En todo caso, los movimientos políticos que Alberto Rivera camufla bajo el «consenso» son los propios de un ajedrecista o estratega a corto y medio plazo: sólo así puede entenderse que en Andalucía Ciudadanos haya pactado con el PSOE de Susana Díaz, salpicado de esos gravísimos casos de corrupción que la «nueva política» pretende extirpar, mientras que en la Comunidad Autónoma de Madrid haya pactado con el Partido Popular. Se trata de jugar a dos bandas para recoger todos los réditos posibles: todo el mundo espera que el inane Pedro Sánchez sea sustituido por Susana Díaz y Ciudadanos ha tomado la delantera a la hora de posicionarse cara a los futuribles «consensos» con la futura líder socialista.

Ciudadanos, pese a haber logrado 40 diputados en las recientes elecciones generales, no dispone de un caladero de votos estable, y es perfectamente factible que, en caso de que el consenso sin acuerdo continúe y sea imposible la investidura de ningún Presidente del Gobierno, en unos comicios repetidos sea barrido del mapa político nacional. Y es que la ambigüedad bíblica de Rivera y los suyos provoca irritación en sus votantes; de hecho, no es casual que Ciudadanos sea el único partido político que no haya definido su alternativa y sus intenciones cara a los necesarios pactos postelectorales. Si el Partido Popular ha dejado claro que intentará la investidura y evitará la ascensión del partido no nacional Podemos, siendo el único partido político que lleva en su programa la defensa de la Nación Española, y por otro el PSOE deja caer que presentará su alternativa junto a un Podemos que por activa y por pasiva ha dicho que no permitirá un gobierno del PP, Ciudadanos sigue empeñado en tender puentes con todos, incluyendo al partido proseparatista liderado por Pablo Iglesias, que imita a las sectas separatistas con las que se asocia en diversos lugares de la geografía nacional. Rivera debiera leer a Julián Marías, y especialmente aquella sentencia que dice que «no conviene intentar contentar a quienes jamás se van a contentar».

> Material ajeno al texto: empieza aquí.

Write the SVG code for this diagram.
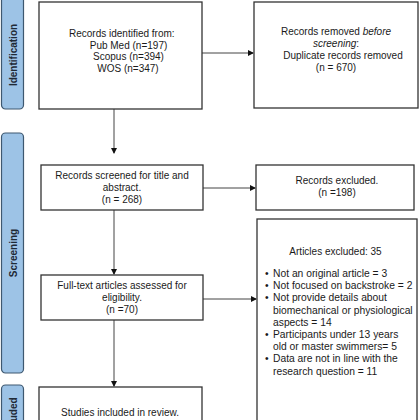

Desde la Fundación Denaes hemos de censurar esta ambigua actitud de Alberto Rivera, que no sólo le perjudica a él mismo y a su formación, sino que constituye una manera de someter a más incertidumbre al futuro inmediato de la Nación Española. Si Podemos sigue apostando por abrazarse a los enemigos de la Nación Española, el único «consenso» que podemos considerar aceptable entre el resto de los partidos políticos el de la defensa de la Nación Española, y si es necesario bajo la forma de un gran pacto anti Podemos, que deje fuera de juego a la gran secta separatista que constituye ese partido de nuevo cuño.

Fundación Denaes, para la Defensa de la Nación Española.